Two teens overdose on dangerous 'designer drug'
SHERWOOD, Ore. -- The overdoses of two teenage girls in Sherwood led to the arrest of a 17-year-old boy, Washington County sheriff's deputies said.
Sgt. Dave Thompson warned parents that the drug, known as "25i" and has also been called "Smiles" and "N-Bomb" may be becoming more common in the Northwest and that other teenagers in Sherwood could also have the same drug the two girls overdosed on.
It is generally taken by putting a small piece of paper on your tongue or in your mouth, allowing the liquid chemical to be absorbed. Parents should watch for small pieces of paper, similar to stamps, that may contain cartoons or other pictures.
The case surfaced Friday evening when an off-duty sheriff's deputy driving on Southwest Woodhaven Drive in Sherwood spotted a 16-year-old girl having a seizure on the side of the road, according to a news release from the Washington County Sheriff's Office. Two other teens were with her.
As deputies stopped and rendered aid to the girl, the other 17-year-old girl began having a seizure.
Both girls were taken to Providence Hospital in Newberg. There, they told deputies they had taken the drug "25i," a synthetic, hallucinogenic drug that can cause severe side effects, including seizures, deputies said.
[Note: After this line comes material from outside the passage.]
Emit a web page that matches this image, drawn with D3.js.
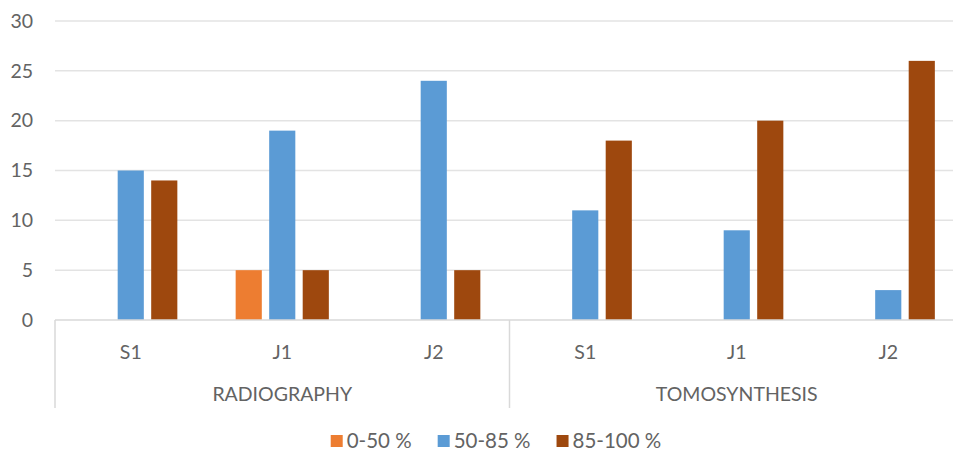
<!DOCTYPE html>
<html>
<head>
<meta charset="utf-8">
<script src="https://cdn.jsdelivr.net/npm/d3@7"></script>
<style>
  html, body { margin: 0; padding: 0; background: #fff; }
  svg { display: block; font-family: Lato, "Open Sans", sans-serif; }
</style>
</head>
<body>
<svg id="chart" width="953" height="451"></svg>
<script>
// Scores per reader, grouped by imaging modality
const groups = ["RADIOGRAPHY", "TOMOSYNTHESIS"];
const readers = ["S1", "J1", "J2"];
const seriesNames = ["0-50 %", "50-85 %", "85-100 %"];
const seriesColors = ["#ED7D31", "#5B9BD5", "#9E480E"];
const low = [0, 5, 0, 0, 0, 0];
const mid = [15, 19, 24, 11, 9, 3];
const high = [14, 5, 5, 18, 20, 26];
const yTicks = [0, 5, 10, 15, 20, 25, 30];

const seriesValues = [low, mid, high];
const categories = [];
groups.forEach(g => readers.forEach(r => categories.push({ key: g + "|" + r, group: g, reader: r })));

const svg = d3.select("#chart");
const plotLeft = 55, plotRight = 964, plotTop = 21, plotBottom = 320;
const textColor = "#636363";
const fontSize = 19.5;

const x0 = d3.scaleBand().domain(categories.map(c => c.key)).range([plotLeft, plotRight]);
const x1 = d3.scaleBand().domain(seriesNames).range([0, x0.bandwidth()])
  .paddingInner(0.22).paddingOuter(0.87);
const y = d3.scaleLinear().domain([0, 30]).range([plotBottom, plotTop]);

// Horizontal gridlines
svg.append("g").selectAll("line").data(yTicks.filter(t => t > 0)).join("line")
  .attr("x1", plotLeft).attr("x2", 953)
  .attr("y1", d => y(d)).attr("y2", d => y(d))
  .attr("stroke", "#e3e3e3").attr("stroke-width", 1.5);

// Y axis labels
svg.append("g").selectAll("text").data(yTicks).join("text")
  .attr("x", 33).attr("y", d => y(d)).attr("dy", "0.35em")
  .attr("text-anchor", "end").attr("fill", textColor).attr("font-size", fontSize)
  .text(d => d);

// Bars
const barData = [];
categories.forEach((c, i) => seriesNames.forEach((s, j) => {
  barData.push({ cat: c.key, series: s, value: seriesValues[j][i], color: seriesColors[j] });
}));
svg.append("g").selectAll("rect").data(barData.filter(d => d.value > 0)).join("rect")
  .attr("x", d => x0(d.cat) + x1(d.series))
  .attr("width", x1.bandwidth())
  .attr("y", d => y(d.value))
  .attr("height", d => y(0) - y(d.value))
  .attr("fill", d => d.color);

// Category axis: baseline and group separators
svg.append("line").attr("x1", plotLeft).attr("x2", 953).attr("y1", y(0)).attr("y2", y(0))
  .attr("stroke", "#d9d9d9").attr("stroke-width", 1.5);
const sepX = groups.map(g => x0(g + "|" + readers[0]));
svg.append("g").selectAll("line").data(sepX).join("line")
  .attr("x1", d => d).attr("x2", d => d)
  .attr("y1", y(0)).attr("y2", 408)
  .attr("stroke", "#d9d9d9").attr("stroke-width", 1.5);

// Reader labels
svg.append("g").selectAll("text").data(categories).join("text")
  .attr("x", d => x0(d.key) + x0.bandwidth() / 2).attr("y", 352).attr("dy", "0.35em")
  .attr("text-anchor", "middle").attr("fill", textColor).attr("font-size", fontSize)
  .text(d => d.reader);

// Group labels
svg.append("g").selectAll("text").data(groups).join("text")
  .attr("x", g => x0(g + "|" + readers[1]) + x0.bandwidth() / 2).attr("y", 394).attr("dy", "0.35em")
  .attr("text-anchor", "middle").attr("fill", textColor).attr("font-size", fontSize)
  .text(g => g);

// Legend, laid out from measured text widths and centred under the plot
const legendCenter = 496, swatch = 12, swatchGap = 4, itemGap = 26, legendY = 441;
const lg = svg.append("g");
const items = lg.selectAll("g").data(seriesNames).join("g");
items.append("rect").attr("x", 0).attr("y", -swatch / 2).attr("width", swatch).attr("height", swatch)
  .attr("fill", (d, i) => seriesColors[i]);
items.append("text").attr("x", swatch + swatchGap).attr("y", 0).attr("dy", "0.35em")
  .attr("fill", textColor).attr("font-size", 20.5).text(d => d);
let offset = 0;
const offsets = [];
items.each(function () {
  offsets.push(offset);
  const w = swatch + swatchGap + d3.select(this).select("text").node().getComputedTextLength();
  offset += w + itemGap;
});
const totalWidth = offset - itemGap;
items.attr("transform", (d, i) => `translate(${legendCenter - totalWidth / 2 + offsets[i]},${legendY})`);
</script>
</body>
</html>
The Drug Enforcement Administration outlawed the drug 25i and similar compounds in November, adding it has been linked to 19 deaths.
A 17-year-old boy, who was at the scene with the girls, was later arrested on two counts of recklessly endangering another person. Deputies said he supplied the 25i to the girls.
Deputies said the same drug may have been distributed to "numerous" people in the Sherwood area and are cautioning parents to keep a look out for abnormal behavior in their teens.
The 17-year-old boy arrested and the 16-year-old girl who overdosed attend Sherwood High School. The school district said it's conducting its own investigation to see if any drug use or sales happened on school grounds. There is also a plan to provide educational information about the drug to students and parents by the end of the week.
'We've asked kids about 25i, and we haven't had any kids who even know what it is at this point," said Principal Ken Bell.
Several teens outside Sherwood High School told KATU as well they didn't know about the drug until this happened.
"I didn't know our town would get it I guess," said one sophomore.
"My parents talked to me about it now, and I think it's just good to get the word out, like don't do it," said another sophomore student.